What happened after that also differs depending on which conspirator’s story you wish to believe. At this point, he was either completely dead or still alive, so they beat him repeatedly until he stopped moving. Next, they say they bound his body, wrapped him up in some carpet, and then carted him off to the Neva River which was frozen over. They broke the ice and tossed him in. Again, their stories differ; some said they weighed his body down before tossing him in, others say they simply tossed him in without weights.

So those are their convoluted stories, which very suspiciously don’t match up on several key points. Incidentally, due to this and a few other details like: that the shot to the forehead came from a British gun; there were British agents closely tied to the conspirators at the time; and the British had significant political reasons for wanting Rasputin dead, it has been suggested by some that the assignation was planned and executed at the behest of the British (for more on this read Michael Smith’s MI6: The Real James Bonds 1909-1939 or Richard Cullen’s Rasputin: The Role of Britain’s Secret Service in his Torture and Murder). However, whether this is just a pie in the sky conspiracy theory or not, isn’t really known. But perhaps it would explain the fact that the known conspirators couldn’t seem to get their stories straight, even though they were freely admitting their own guilt.

The body was found three days later and an autopsy was subsequently performed. So what did the autopsy indicate? It isn’t today known exactly because the report was lost during Stalin’s rule. What is known, though, is that no trace of any poison was found in his stomach, though traces of alcohol were discovered. Further, aside from the bullet wounds and apparently haven been beaten, a small amount of water was found in his lungs.

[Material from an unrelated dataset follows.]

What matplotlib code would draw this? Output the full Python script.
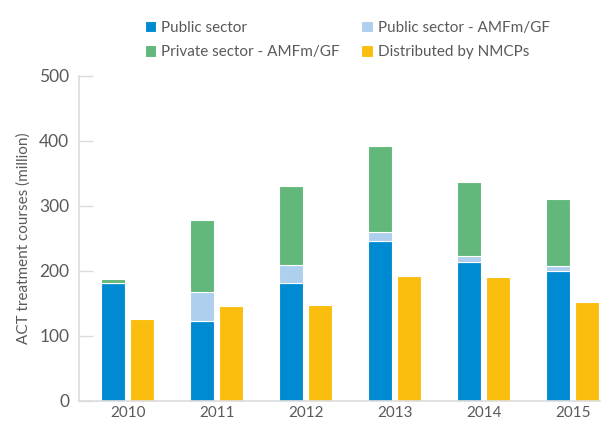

Once their scheme was discovered and they were placed under house arrest, it seems odd that the conspirators would make up that they had first tried to poison him before shooting, beating, and drowning him though. If it is assumed they did not make that part up, then it has been suggested that perhaps the cyanide vaporized while the cakes were being baked. The problem with this theory is that the Prince, along with Vladimir Purishkevich, stated that the cyanide was carefully sprinkled on the cakes, not baked in. Further, the cyanide was reportedly added to the wine at the last possible moment, to keep it from evaporating. Needless to say, whether he was actually poisoned or not is still a matter of debate.

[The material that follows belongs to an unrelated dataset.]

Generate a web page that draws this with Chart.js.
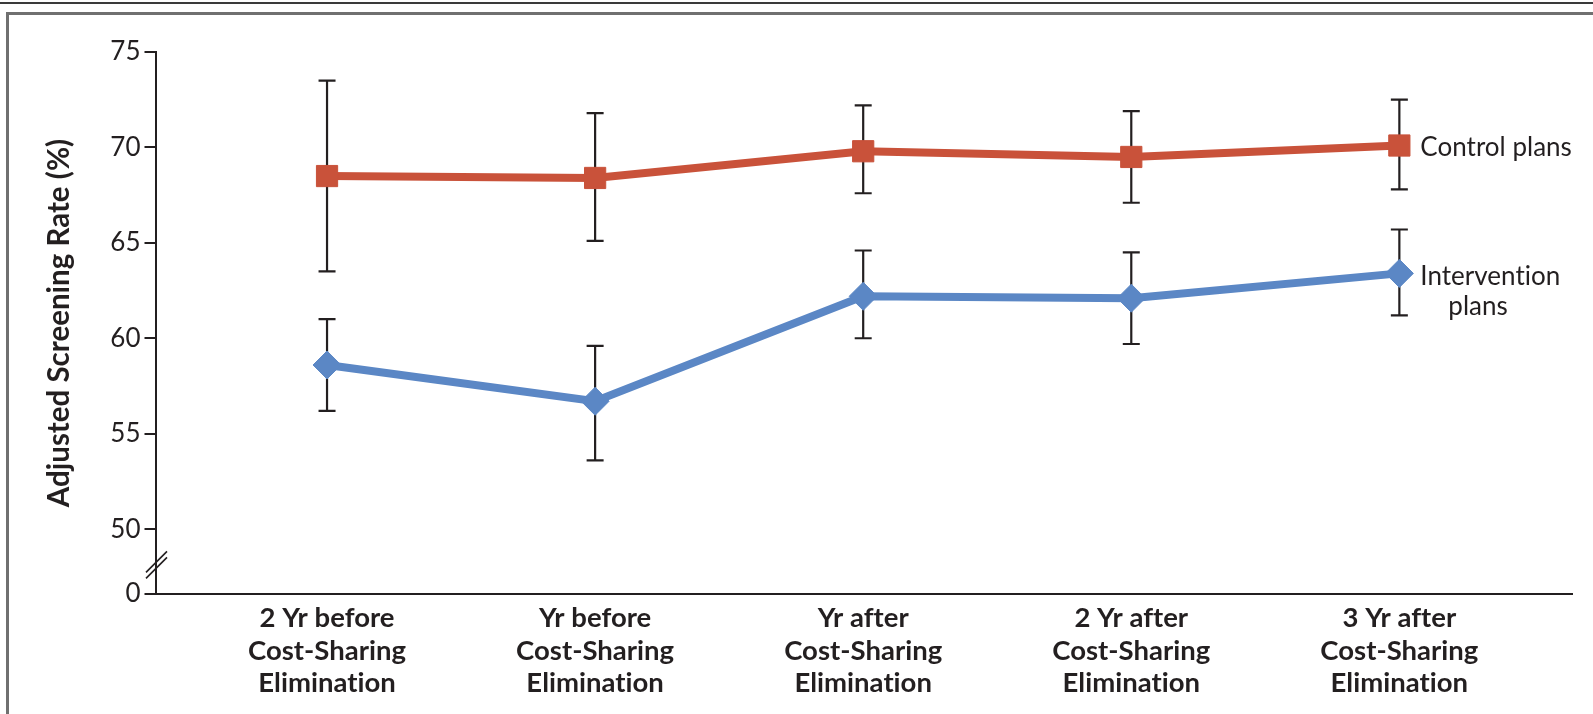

As stated, his body had, of course, been shot several times, and appeared to have been beaten (though whether it was in that order or not, isn’t known). He also did have a small amount of water in his lungs. So it is possible that the rumors that he survived being shot several times and beaten are true, though unlikely. It isn’t uncommon at all for some water to be in the lungs after a body has been left submersed in a river. Further, the shot to his forehead should have been instantly fatal, which also makes one wonder if he perhaps was beaten first, then shot, rather than the other way around like some of the conspirators stated. In any event, it is unlikely that he was actually alive when thrown into the river. What can be stated as fact, though, is that he did not die of hypothermia after supposedly breaking free of his bonds, as some have falsely stated *looks at Cracked.com* ;-).

The trial that was to take place was canceled due to the conspirators being members of the aristocracy, so they were never officially convicted. Instead, they were simply exiled. Needless to say, this did not sit well with the peasants, who were already extremely unhappy with their monarch after disastrous military exploits that cost over 3.3 million Russian lives and resulted in nearly the entire destruction of the Russian naval fleet. Within three months of Rasputin’s death, the Tsar of Russia, Nicholas II (Nicholas Alexandrovixh Romanov), was forced to abdicate his throne and within a year, Nicholas II, his wife, his son, and his four daughters were murdered, along with the family’s chef and the Empress’ lady-in-waiting.